Jesus’ demonstration is a call to Christian to live based on the principle of love regardless of who is being loved, or their response to the love. Jesus’ example shows that the kingdom of God is built on love, even in the face of injustice. 

How can Jesus love like this? Many of us love in order to receive love. We have emotional and identity value problems and so our love is most times not agape. Jesus, however, knew a few things:

“Jesus knew that His hour was come that He should depart out of this world unto the Father, having loved His own who were in the world, He loved them unto the end”

Jesus knew what time it was. He was not trying to prolong the inevitable. He knew His purpose. He wasn’t holding on to anything. 

He also knew He had loved His disciples. This means He had no regrets when dealing with them, no unspoken words.

Jesus, knowing that the Father had given all things into His hands, and that He was come from God, and went to God; He riseth from supper, and laid aside His garments; and took a towel, and girded Himself.

Jesus knew everything He had. There was nothing God had or would withhold from Him.

Jesus knew who He was, and whose He was.

Jesus knew where He was from and where He was going.

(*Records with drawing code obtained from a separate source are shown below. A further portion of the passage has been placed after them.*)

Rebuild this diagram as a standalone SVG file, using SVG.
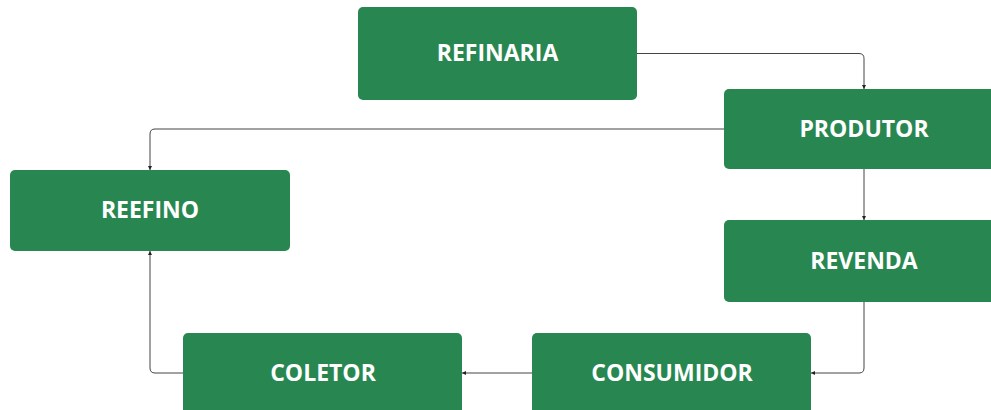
<svg xmlns="http://www.w3.org/2000/svg" width="991" height="410" viewBox="0 0 991 410">
<style>
.n{fill:#288751;}
.t{fill:#fff;font-family:"Open Sans","Liberation Sans",sans-serif;font-weight:bold;font-size:23px;text-anchor:middle;}
.c{fill:none;stroke:#444;stroke-width:1;}
</style>
<defs>
<marker id="a" viewBox="0 0 6 6" refX="6" refY="3" markerWidth="4" markerHeight="4" orient="auto" markerUnits="userSpaceOnUse">
<path d="M0,0 L6,3 L0,6 z" fill="#222"/>
</marker>
</defs>
<rect width="991" height="410" fill="#fff"/>
<g id="connectors">
<path class="c" marker-end="url(#a)" d="M637,53.5 H859 Q864,53.5 864,58.5 V89"/>
<path class="c" marker-end="url(#a)" d="M724,129 H155 Q150,129 150,134 V170"/>
<path class="c" marker-end="url(#a)" d="M864,169 V220"/>
<path class="c" marker-end="url(#a)" d="M864,302 V368 Q864,373 859,373 H811"/>
<path class="c" marker-end="url(#a)" d="M532,373 H462"/>
<path class="c" marker-end="url(#a)" d="M183,373 H155 Q150,373 150,368 V251"/>
</g>
<g id="refinaria"><rect class="n" x="358" y="7" width="279" height="93" rx="5"/><text class="t" x="497.5" y="61">REFINARIA</text></g>
<g id="produtor"><rect class="n" x="724" y="89" width="280" height="80" rx="5"/><text class="t" x="864" y="137">PRODUTOR</text></g>
<g id="reefino"><rect class="n" x="10" y="170" width="280" height="81" rx="5"/><text class="t" x="150" y="218">REEFINO</text></g>
<g id="revenda"><rect class="n" x="724" y="220" width="280" height="82" rx="5"/><text class="t" x="864" y="269">REVENDA</text></g>
<g id="coletor"><rect class="n" x="183" y="333" width="279" height="82" rx="5"/><text class="t" x="323" y="381">COLETOR</text></g>
<g id="consumidor"><rect class="n" x="532" y="333" width="279" height="82" rx="5"/><text class="t" x="672" y="381">CONSUMIDOR</text></g>
</svg>
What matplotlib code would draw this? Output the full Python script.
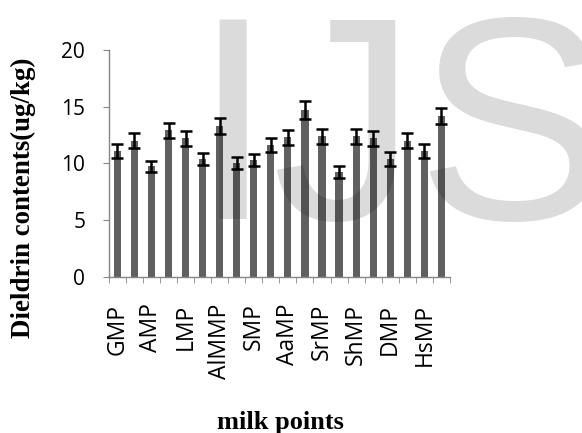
import numpy as np
import matplotlib
matplotlib.use("Agg")
import matplotlib.pyplot as plt

# milk points (only every other one is labelled on the axis)
labels = ["GMP", "AMP", "LMP", "AlMMP", "SMP", "AaMP", "SrMP", "ShMP", "DMP", "HsMP"]
values = [11.1, 12.0, 9.75, 12.9, 12.2, 10.4, 13.3, 10.0, 10.3, 11.6,
          12.3, 14.7, 12.4, 9.25, 12.4, 12.2, 10.4, 12.0, 11.1, 14.2]
errors = [0.6, 0.65, 0.5, 0.7, 0.65, 0.55, 0.7, 0.53, 0.55, 0.62,
          0.66, 0.77, 0.66, 0.5, 0.66, 0.66, 0.58, 0.67, 0.58, 0.72]

fig = plt.figure(figsize=(5.82, 4.33), dpi=100)
ax = fig.add_axes([0.187, 0.360, 0.586, 0.525])

x = np.arange(len(values))
ax.bar(x, values, width=0.42, color="#606060", yerr=errors,
       error_kw=dict(ecolor="black", elinewidth=1.8, capsize=4.2, capthick=1.8))

ax.set_xlim(-0.5, len(values) - 0.5)
ax.set_ylim(0, 20)
ax.set_yticks([0, 5, 10, 15, 20])
ax.set_xticks(x[::2])
ax.set_xticklabels(labels, rotation=90, fontsize=16.5, family="Open Sans")
ax.set_xticks(np.arange(len(values) + 1) - 0.5, minor=True)
ax.tick_params(axis="x", which="major", length=0, pad=19)
ax.tick_params(axis="x", which="minor", length=4, color="#868686", direction="out")
ax.tick_params(axis="y", length=4, color="#868686", direction="out", pad=13)
for t in ax.get_yticklabels():
    t.set_fontsize(15)
    t.set_family("Open Sans")

for s in ["top", "right"]:
    ax.spines[s].set_visible(False)
for s in ["left", "bottom"]:
    ax.spines[s].set_color("#868686")
    ax.spines[s].set_linewidth(1.0)

fig.text(0.040, 0.543, "Dieldrin contents(ug/kg)", rotation=90, ha="center", va="center",
         fontsize=19.4, fontweight="bold", family="Liberation Serif")
fig.text(0.481, 4 / 433, "milk points", ha="center", va="baseline",
         fontsize=19, fontweight="bold", family="Liberation Serif")

# watermark
fig.text(192 / 582, 1 - 219 / 433, "IJS", fontsize=208, family="Liberation Sans",
         color="black", alpha=0.14, ha="left", va="baseline")

fig.savefig("out.png", dpi=100)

These points inform us that Jesus didn’t love us out of His need. His needs were fulfilled. He loved us out of our need. It is precisely this point that Christians must come to. Many of us do not love because we still need: we need value, identity, purpose, intimacy, etc. We need these things because we identify ourselves, or value ourselves, based on the categories life dictates: gender, race, ethnicity, culture, nationality, socio-economic status, etc. When we hold to those many times conflicting categories, we lose the ability to love those outside of our category. Jesus loved us all because we all fall into 1 large category: fallen humanity. Jesus had the ability to love us because His identity, value, and purpose were not based in who He was here, but in who He was there. He received from God, and so could give to us. 

And yet He identified himself with us, loving us because He is God, but also loving us because He is family…human family. 

And He commands us to love each other based on our shared humanity in this sinful world. He commands us to love because we have been loved by One greater than this world. He commands us to love in the face of evil, and to act lovingly. The example of Jesus demands that love be the response to abuse, not from a pathetic pacifistic place, but from a noble, regal, child-of-God place. We are commanded to love for the salvation of the other. We love not in response to, or in the hope (the need) of love form the other, but because we are loved by our Father, and it is the Law.